After about an hour’s hike I started to see the volcanic cone from the distance. It looked and felt unreal. It was actually kind of like a big New-Years Eve pyre, a big bonfire shooting fireworks from the top. How can this be the work of nature? My mind was telling me this must be fake.
Getting closer I started to see the lava streams pouring out of the cone, filling up the small valley. The streams would constantly change their paths, so you’d actually see them go from yellow, to red, to finally disappear into the blackness. There was nothing else, just red, yellow and black, no other colours, no shades of grey. It was surreal and overwhelming in it’s simplicity.

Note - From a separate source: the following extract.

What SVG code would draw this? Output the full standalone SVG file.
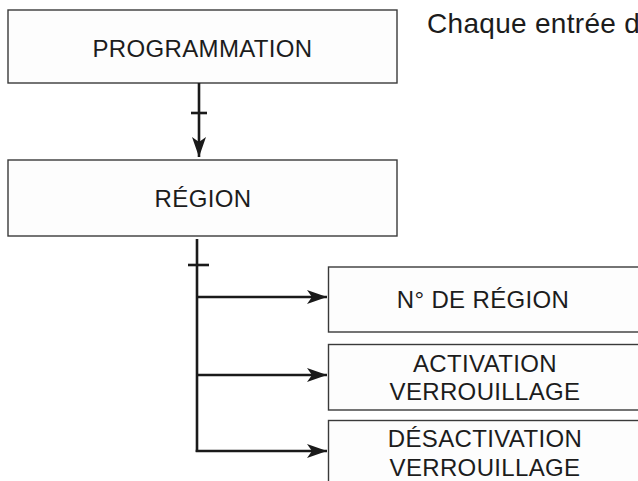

Although I was in no danger, I had a strong feeling of how hostile this environment is. Not hostile as in aggressive, the volcano isn’t a sentient being, it has no interest in or opinion about you. The volcano just does what it does without prejudice, and what it does just happens to destroy all life that’s in it’s path. I can well see how people repressed by simple-minded religion would have thought of these eruptions as something evil, something literally out of hell, but in my opinion that diminishes mother nature to human moralities. Nature is above that. Nature just is, and sometimes we better make sure to get out of it’s way, or at least keep a safe distance.
I spent the whole night until about an hour after dawn just shooting Polaroids and chilling at the site. I’d just move around and find a spot to sit and stare at the show for a long while, before snapping out of it and picking up my camera. I also shot some videos on my phone and a small digital camera I had with me, you can check them out here:
Like a lone astronaut on a faraway alien world, nothing existed outside the valley. The volcano filled up all my senses. In a way it was like sensory deprivation, or I should say sensory overload, there wasn’t room for my mind to focus on anything else then this. There were sounds, there was smell and there was of course the magnificent sight that demanded my full attention.
It was interesting to hear the sound of the already cooled-down lava stone moving forward as the weight of the new lava above pushed it ever higher up the hills of the valley. The sound was like a bunch of tiles braking. Then there was the rumbling of the crater, the sploosh big chunks of lava made when they were catapulted out of it and landed on it’s side. Once in a while it would snow for a few minutes at a time, and I could literally hear the water sizzling on the hot lava, and then there was the snap and crackles of the burning moss as the hot lava stone set it on fire. The burning moss also produced a kind of a sweet smelling smoke.
At dawn I finally saw the whole valley, and strangely it felt much smaller in the daylight, the lava felt less ominous. The red glow against the darkness had made it seem like an endless ocean of death that stretched into infinity, but now in daylight, it was actually confined by mountains on all sides. Of course I knew that, I had seen pictures and followed the livestream, but the mind makes it’s own reality in a situation like this.
After dawn I hiked out again and people started streaming into the valley. I still can’t believe how lucky I was to have the place practically for my self, like a lone astronaut on a faraway alien world, an explorer that had gone where no man had gone before but now needed to return back home, back to reality.